# [Given task]
Your task is to restate the data word for word.

# [Data provided]
↓↓↓
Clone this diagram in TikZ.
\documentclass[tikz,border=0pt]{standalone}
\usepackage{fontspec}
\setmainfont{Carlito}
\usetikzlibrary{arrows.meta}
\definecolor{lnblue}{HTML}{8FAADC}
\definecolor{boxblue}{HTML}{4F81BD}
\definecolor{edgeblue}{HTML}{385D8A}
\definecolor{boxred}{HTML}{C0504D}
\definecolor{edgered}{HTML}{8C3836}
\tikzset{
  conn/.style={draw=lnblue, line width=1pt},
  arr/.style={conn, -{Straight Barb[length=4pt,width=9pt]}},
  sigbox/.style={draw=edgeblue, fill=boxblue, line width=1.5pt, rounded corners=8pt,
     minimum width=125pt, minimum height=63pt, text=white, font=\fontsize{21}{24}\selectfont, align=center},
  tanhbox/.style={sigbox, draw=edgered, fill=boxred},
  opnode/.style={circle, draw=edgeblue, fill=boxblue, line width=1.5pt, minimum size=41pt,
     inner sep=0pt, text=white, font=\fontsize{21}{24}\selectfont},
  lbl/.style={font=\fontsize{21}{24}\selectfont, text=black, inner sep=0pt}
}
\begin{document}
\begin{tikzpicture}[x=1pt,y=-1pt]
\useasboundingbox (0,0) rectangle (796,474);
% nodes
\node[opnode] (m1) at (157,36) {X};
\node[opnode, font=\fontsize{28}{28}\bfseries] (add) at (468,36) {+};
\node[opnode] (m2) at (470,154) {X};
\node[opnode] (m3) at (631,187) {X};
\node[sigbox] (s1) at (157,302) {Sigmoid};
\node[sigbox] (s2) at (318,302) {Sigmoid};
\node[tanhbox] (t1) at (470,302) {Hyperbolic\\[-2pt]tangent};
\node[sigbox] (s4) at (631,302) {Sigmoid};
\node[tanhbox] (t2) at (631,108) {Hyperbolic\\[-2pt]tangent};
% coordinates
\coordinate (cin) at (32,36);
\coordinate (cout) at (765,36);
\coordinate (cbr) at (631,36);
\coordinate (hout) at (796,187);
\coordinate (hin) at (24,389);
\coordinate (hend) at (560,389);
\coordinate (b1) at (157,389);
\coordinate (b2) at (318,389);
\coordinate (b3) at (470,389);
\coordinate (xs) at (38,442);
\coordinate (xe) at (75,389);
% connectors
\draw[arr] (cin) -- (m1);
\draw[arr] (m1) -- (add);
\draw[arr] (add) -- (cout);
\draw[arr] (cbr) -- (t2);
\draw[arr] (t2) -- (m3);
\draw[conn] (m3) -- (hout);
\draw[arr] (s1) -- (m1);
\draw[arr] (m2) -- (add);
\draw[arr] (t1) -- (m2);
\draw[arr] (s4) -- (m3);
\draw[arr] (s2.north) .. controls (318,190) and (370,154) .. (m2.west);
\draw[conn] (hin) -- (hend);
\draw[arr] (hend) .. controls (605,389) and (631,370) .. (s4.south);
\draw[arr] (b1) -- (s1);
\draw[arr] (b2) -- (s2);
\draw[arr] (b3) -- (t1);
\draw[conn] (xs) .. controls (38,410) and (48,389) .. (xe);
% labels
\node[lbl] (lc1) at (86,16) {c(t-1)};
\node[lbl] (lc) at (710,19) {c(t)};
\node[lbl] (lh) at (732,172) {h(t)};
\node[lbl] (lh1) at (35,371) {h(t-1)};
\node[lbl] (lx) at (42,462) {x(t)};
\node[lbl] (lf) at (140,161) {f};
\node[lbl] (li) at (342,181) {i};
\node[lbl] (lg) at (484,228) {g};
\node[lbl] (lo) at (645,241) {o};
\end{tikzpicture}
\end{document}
↑↑↑
# [Output for this exercise]
Clone this diagram in TikZ.
\documentclass[tikz,border=0pt]{standalone}
\usepackage{fontspec}
\setmainfont{Carlito}
\usetikzlibrary{arrows.meta}
\definecolor{lnblue}{HTML}{8FAADC}
\definecolor{boxblue}{HTML}{4F81BD}
\definecolor{edgeblue}{HTML}{385D8A}
\definecolor{boxred}{HTML}{C0504D}
\definecolor{edgered}{HTML}{8C3836}
\tikzset{
  conn/.style={draw=lnblue, line width=1pt},
  arr/.style={conn, -{Straight Barb[length=4pt,width=9pt]}},
  sigbox/.style={draw=edgeblue, fill=boxblue, line width=1.5pt, rounded corners=8pt,
     minimum width=125pt, minimum height=63pt, text=white, font=\fontsize{21}{24}\selectfont, align=center},
  tanhbox/.style={sigbox, draw=edgered, fill=boxred},
  opnode/.style={circle, draw=edgeblue, fill=boxblue, line width=1.5pt, minimum size=41pt,
     inner sep=0pt, text=white, font=\fontsize{21}{24}\selectfont},
  lbl/.style={font=\fontsize{21}{24}\selectfont, text=black, inner sep=0pt}
}
\begin{document}
\begin{tikzpicture}[x=1pt,y=-1pt]
\useasboundingbox (0,0) rectangle (796,474);
% nodes
\node[opnode] (m1) at (157,36) {X};
\node[opnode, font=\fontsize{28}{28}\bfseries] (add) at (468,36) {+};
\node[opnode] (m2) at (470,154) {X};
\node[opnode] (m3) at (631,187) {X};
\node[sigbox] (s1) at (157,302) {Sigmoid};
\node[sigbox] (s2) at (318,302) {Sigmoid};
\node[tanhbox] (t1) at (470,302) {Hyperbolic\\[-2pt]tangent};
\node[sigbox] (s4) at (631,302) {Sigmoid};
\node[tanhbox] (t2) at (631,108) {Hyperbolic\\[-2pt]tangent};
% coordinates
\coordinate (cin) at (32,36);
\coordinate (cout) at (765,36);
\coordinate (cbr) at (631,36);
\coordinate (hout) at (796,187);
\coordinate (hin) at (24,389);
\coordinate (hend) at (560,389);
\coordinate (b1) at (157,389);
\coordinate (b2) at (318,389);
\coordinate (b3) at (470,389);
\coordinate (xs) at (38,442);
\coordinate (xe) at (75,389);
% connectors
\draw[arr] (cin) -- (m1);
\draw[arr] (m1) -- (add);
\draw[arr] (add) -- (cout);
\draw[arr] (cbr) -- (t2);
\draw[arr] (t2) -- (m3);
\draw[conn] (m3) -- (hout);
\draw[arr] (s1) -- (m1);
\draw[arr] (m2) -- (add);
\draw[arr] (t1) -- (m2);
\draw[arr] (s4) -- (m3);
\draw[arr] (s2.north) .. controls (318,190) and (370,154) .. (m2.west);
\draw[conn] (hin) -- (hend);
\draw[arr] (hend) .. controls (605,389) and (631,370) .. (s4.south);
\draw[arr] (b1) -- (s1);
\draw[arr] (b2) -- (s2);
\draw[arr] (b3) -- (t1);
\draw[conn] (xs) .. controls (38,410) and (48,389) .. (xe);
% labels
\node[lbl] (lc1) at (86,16) {c(t-1)};
\node[lbl] (lc) at (710,19) {c(t)};
\node[lbl] (lh) at (732,172) {h(t)};
\node[lbl] (lh1) at (35,371) {h(t-1)};
\node[lbl] (lx) at (42,462) {x(t)};
\node[lbl] (lf) at (140,161) {f};
\node[lbl] (li) at (342,181) {i};
\node[lbl] (lg) at (484,228) {g};
\node[lbl] (lo) at (645,241) {o};
\end{tikzpicture}
\end{document}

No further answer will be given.